In this article we explore the basic payment regime under the JCT DB 2011, and highlight the key changes from the JCT Design and Build Contract 2005. We then consider common amendments to the standard form.

Basic Payment Regime

The basic JCT DB 2011 payment regime is as follows:

  • The contractor makes an application for payment setting out the sum he considers due to him on, or before the due date for payment agreed between the parties. If the contractor makes the application after the agreed due date, then the due date is postponed to the day the employer receives the application for payment.
  • The employer considers the application and issues a Payment Notice not later than five days after the due date. The Payment Notice sets out the sum the employer “considers to be due at the due date … and the basis on which that sum has been calculated”. This is the employer’s first opportunity to object to the contractor’s application for payment. If the employer fails to serve the Payment Notice within these timescales, the contractor’s application for payment becomes the Payment Notice.
  • The employer must pay the amount set out in the Payment Notice before the final date for payment unless it serves a Pay Less Notice. The final date for payment of an interim application is 14 days after the due date. The final date for payment of the last payment is one month after the later of the end of the Rectification Period, the date of the last Notice of Completion of Making Good, or the submission of the final statement.
  • The Pay Less Notice is the employer’s second opportunity to object to the contractor’s application for payment. It must be served not later than 5 days before the final date for payment. It must set out “both the sum that the employer considers to be due at the date the notice is given and the basis on which that sum has been calculated”.
  • If the employer fails to pay the contractor the amount set out in the Payment Notice (as amended by any Pay Less notice) by the final date for payment, the contractor has the right to suspend all or part of its works until such payment is made.
  • Interest is payable on late payments at 5 per cent above the base rate of the Bank of England.
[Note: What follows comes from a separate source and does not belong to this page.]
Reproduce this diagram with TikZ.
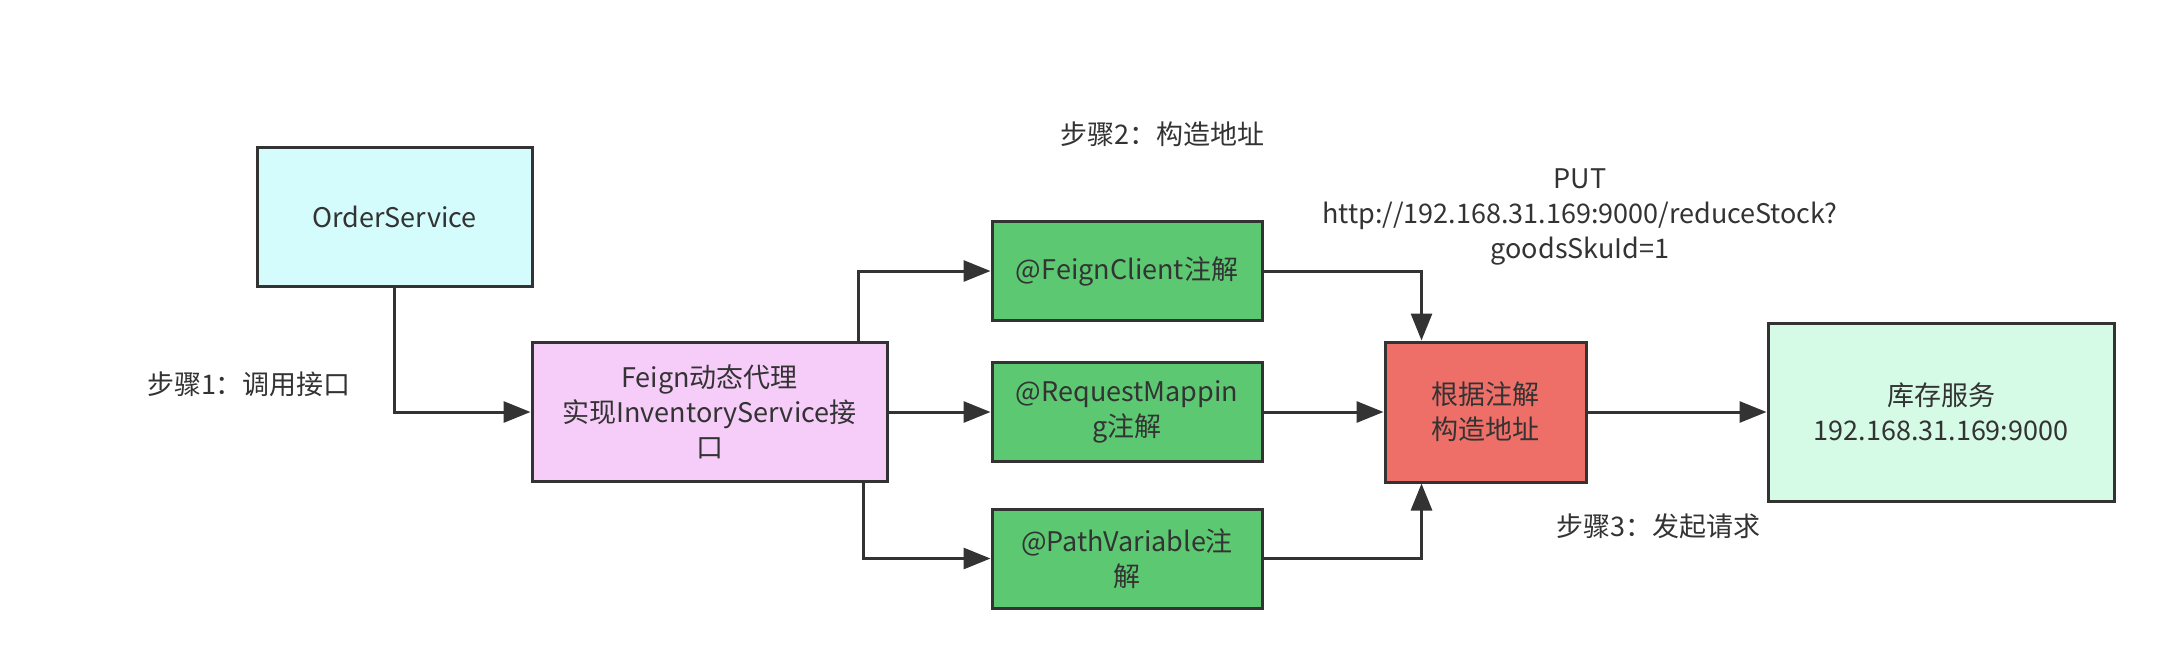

Main changes from the 2005 contract

The payment provisions of the JCT DB 2011 account for most of the changes from the 2005 version. These changes reflect the amendments to the payment obligations in the Housing Grants, Construction and Regeneration Act 1996, which came into force in October 2011. For those of you who are familiar with the JCT 2005 forms, the new 2011 design and build payment process may not at first glance appear overly different to the previous regime. However, the devil is in the detail.

For example, a “Pay Less Notice” has replaced the “Withholding Notice”. The requirements of the two notices are different:

  • The Withholding Notice under JCT DB 2005 had to set out “any amount proposed to be withheld or deducted from the amount due, the ground or grounds for such withholding or deduction and the amount of withholding or deduction attributable to each ground”.
  • A Pay Less Notice must set out “both the sum that the employer considers to be due at the date the Notice is given, and the basis on which that sum has been calculated”. The employer must now explain how he calculated what he is paying, rather than what he intends not to pay. Commentators have also suggested that explaining the “basis” of a decision may require a greater level of detail than the “grounds” previously required.

It is currently unclear how the courts will choose to treat these differences, and whether judges will expect more detail in Pay Less notices than they would have accepted for a Withholding Notice. Until the courts hear the first case on this issue, the employer should look to comply to the letter with the information required for the Pay Less notice as set out in their contract. Where the contract does not specify, the employer should comply with the wording of the Act.

Where the employer has failed to make payment by the final date for payment, the contractor now has the right to choose between suspending the whole of the performance of its works or part only. The right to partially suspend performance could be useful for contractors, where a full suspension of its performance would be too commercially damaging for a contractor to want to adopt that stance.  

Possible amendments to the standard form

As is common with standard form contracts, parties may wish to make changes to the standard wording.

The new payment process is now more complex. The employer may need more time to process payments, as a 14-day turnaround time in the contract is not generous. The employer may therefore wish to extend the period between the application and the due date, by 14 or 28 days.

Another area of concern for employers is the application for payment becoming the Payment Notice. The contract can be altered to avoid this, by requiring the contractor to serve a separate notice called a Default Payment Notice instead of relying on its application for payment. This alerts the employer that it has failed to serve the Payment Notice and that it may need to serve a Pay Less Notice.

The interest rate for late payments is also often changed from 5 per cent over base rate to, say, 2 per cent over base rate. Given the current low savings and borrowing rates, 5 per cent over base rate is often felt to be punitive; rather than putting the payee in the position it would have been in had the payment been on time.